This is a remarkable novel about how everyday Europeans faced up to life as war drew to a close
April 4, 2025 10:02Rachel Seiffert made her breakthrough almost 25 years ago with her first novel, The Dark Room (2001), which comprised three stories set in pre- and post-war Germany.
It was shortlisted for the Booker Prize and she was named as one of Granta magazine’s Best of Young British Novelists in 2003.
Seiffert has published four books since then and now her latest novel, Once The Deed Is Done, returns to the lives of ordinary people caught up in the chaos of Germany at the end of the Second World War.
The novel moves between a large cast of characters: German soldiers and civilians, refugees, Polish and Ukrainian foreign workers who have ended up in Germany, and British soldiers trying to sort out the occupation.
The most interesting figures are the Germans. Some are Nazis, including Mayor Paulsen and his family. Others are dissidents, such as the local schoolmaster and his wife, and still others are ordinary Germans struggling to deal with the collapse of the Third Reich as the war enters its final months.
Apart from the Nazis, the least sympathetic figures are local gossips and women complaining bitterly about the behaviour of eastern European children who have ended up in their area.
There are fascinating absences in the novel. There are few references to Jews or the Holocaust and surprisingly few to the Nazis or to the tumultuous events of the previous 12 years.
Once the Deed is Done is more like the famous German TV series Heimat. Refreshingly it is not set in Berlin. Moreover big cities are barely mentioned.
Allied leaders are never discussed. It is about ordinary Germans in an ordinary town and how they cope with the end of the war.
The main soldier, Kurt, is sympathetically depicted and his parents are decent people, desperately hoping he will return alive from the Eastern Front.
When they are confronted, early on, with a huge moral choice, they hardly hesitate. The schoolmaster and his wife don’t make speeches about Hitler. They just do the right thing.
As the novel progresses it increasingly focuses on two places: a camp for foreign workers run by the British occupying army and a refugee Red Cross worker called Ruth, a beacon of decency in a dark world; and the small German town nearby.
The patron saint of this gripping novel is Bertolt Brecht
The characters in the camp are mostly Polish and Ukrainian labourers and the novel is full of German, Polish and Ukrainian phrases.
One of the key lines in the novel is “Everyone had their lost”. A baby is abandoned by her young mother. Foreign labourers desperately try to find their lost relatives.
German parents hope against hope to be reunited with their children and increasingly the novel focuses on two kinds of soldiers: those who are missing and those who are among the first to return. Another key image is “the east”. The novel is set in west Germany, not far from Hamburg.
But there are constant references to “the east lands”, the eastern front, of course, and workers from “out east”.

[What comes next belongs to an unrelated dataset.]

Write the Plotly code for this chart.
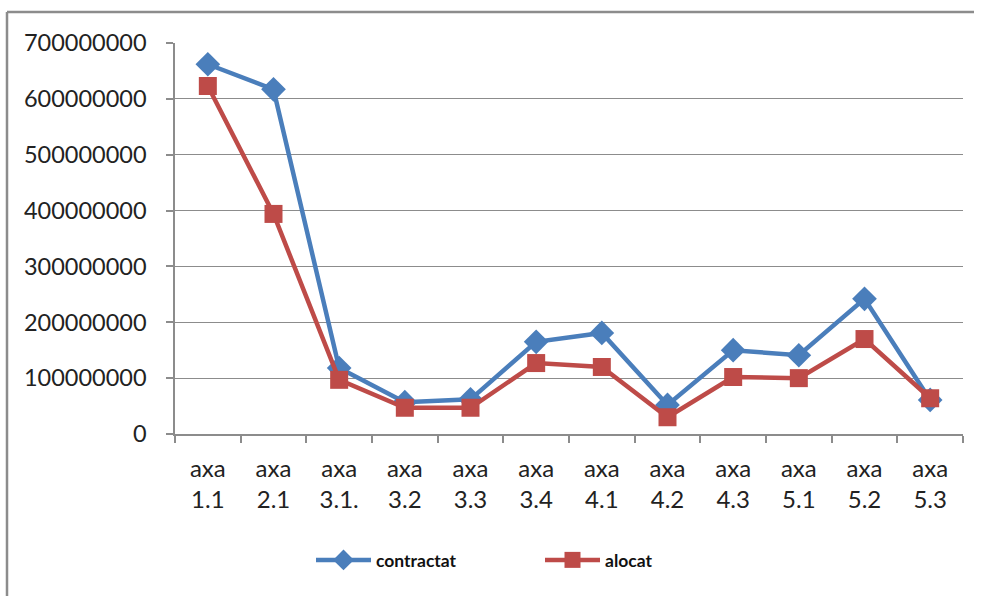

Increasingly, the Poles and Ukrainians worry about whether they will be repatriated to the east, which they know means being under Stalin’s rule.
It will be a catastrophe for them and they are torn between wanting to go home and be reunited with their friends and families, and the certain knowledge that this will mean living under the communists with all that implies.
Borders are being redrawn, but Seiffert is not interested in the statesmen meeting at Yalta or Potsdam. As ever, her interest is in the human consequences for ordinary people of decisions being by the great and the good.
This is what is most powerful about Seiffert’s writing. She is so moving when she writes about people trying to deal with the consequences of the war. There are one or two references to Dachau. One or two to Potsdam.
A few to a portrait of Hitler. But otherwise this is about ordinary choices made by ordinary people.
One of the first lines in the book is, “To be truly alive means having to make choices”.
The patron saint of this gripping novel is Bertolt Brecht. This is a fascinating novel by one of our very best writers.